Mentre tra l’opinione pubblica montava un certo malcontento, si cominciò a parlare di “resilienza”. In psicologia la resilienza è la capacità che ognuno di noi ha nell’affrontare e superare momenti di difficoltà. Ma era una speranza di chi ci governava più che la descrizione di un atteggiamento diffuso.

Gli italiani iniziavano a mostrare irrequietezza, favorita dal “coprifuoco” e da un rientro a scuola, nell’autunno 2020, a singhiozzo.
Dopo mesi di “dad”, neologismo per indicare la nuova scuola “a domicilio”, alcuni politici avevano pensato che migliaia di “banchi a rotelle”, sedute didattiche innovative, avrebbero garantito un anno scolastico in presenza e in sicurezza.

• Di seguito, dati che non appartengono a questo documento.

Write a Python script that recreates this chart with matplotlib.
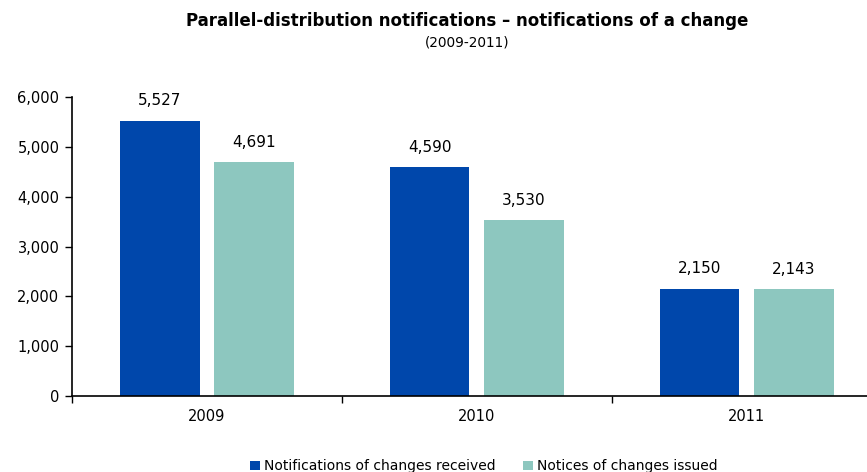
import numpy as np
import matplotlib.pyplot as plt
from matplotlib.ticker import FuncFormatter

years = ['2009', '2010', '2011']
received = [5527, 4590, 2150]
issued = [4691, 3530, 2143]
series_names = ['Notifications of changes received', 'Notices of changes issued']

blue = '#0047AB'
teal = '#8DC7BF'

plt.rcParams['font.family'] = 'DejaVu Sans'
fig = plt.figure(figsize=(8.67, 4.72), dpi=100)
ax = fig.add_axes([0.083, 0.161, 0.934, 0.633])

x = np.arange(len(years))
w = 0.295
b1 = ax.bar(x - 0.175, received, w, color=blue, label=series_names[0])
b2 = ax.bar(x + 0.175, issued, w, color=teal, label=series_names[1])

for bars in (b1, b2):
    for r in bars:
        ax.text(r.get_x() + r.get_width() / 2, r.get_height() + 250,
                f'{r.get_height():,.0f}', ha='center', va='bottom', fontsize=11)

ax.set_xlim(-0.5, 2.5)
ax.set_ylim(0, 6000)
ax.set_yticks(range(0, 6001, 1000))
ax.yaxis.set_major_formatter(FuncFormatter(lambda v, p: f'{v:,.0f}'))
ax.set_xticks(x)
ax.set_xticklabels(years)
ax.set_xticks([-0.5, 0.5, 1.5, 2.5], minor=True)
ax.tick_params(axis='x', which='major', length=0, pad=9, labelsize=10.5)
ax.tick_params(axis='x', which='minor', length=5, direction='out', width=1)
ax.tick_params(axis='y', length=5, direction='out', width=1, labelsize=10.5, pad=4)
for s in ('top', 'right'):
    ax.spines[s].set_visible(False)
for s in ('left', 'bottom'):
    ax.spines[s].set_linewidth(1.2)

fig.text(0.539, 0.955, 'Parallel-distribution notifications \u2013 notifications of a change',
         ha='center', va='center', fontsize=12, fontweight='bold')
fig.text(0.539, 0.909, '(2009-2011)', ha='center', va='center', fontsize=9.8)

fig.legend(handles=[b1, b2], loc='center', bbox_to_anchor=(0.558, 0.012), ncol=2,
           frameon=False, fontsize=10, handlelength=0.7, handleheight=0.7,
           handletextpad=0.3, columnspacing=2.0)

fig.savefig('out.png', dpi=100)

Degna di nota è infine l’espressione “cambio di passo”. Chiamata in causa in ogni occasione negli ultimi mesi, è stata una formula inflazionatissima nel descrivere le aspettative degli italiani nei confronti del Governo Draghi. Si è parlato di necessità di “cambio di passo” in tema di piano vaccinale, riaperture, turismo, scuola, ristori. Perfino il Recovery Plan è stato coinvolto da un “cambio di passo”, nel progettare un’Italia più digitale e sostenibile.

Ora però è tempo di agire.

L’epoca delle comunicazioni in stile talk show è finita. L’Italia, dopo la pandemia e dopo parecchi anni di declino, deve rialzarsi ed è compito della politica amministrare al meglio la cosa pubblica. In altre parole bisogna passare dai discorsi, dalle conferenze stampa, dalla teoria alla pratica.

Altrimenti la strategia senza azione suonerà come una sconfitta.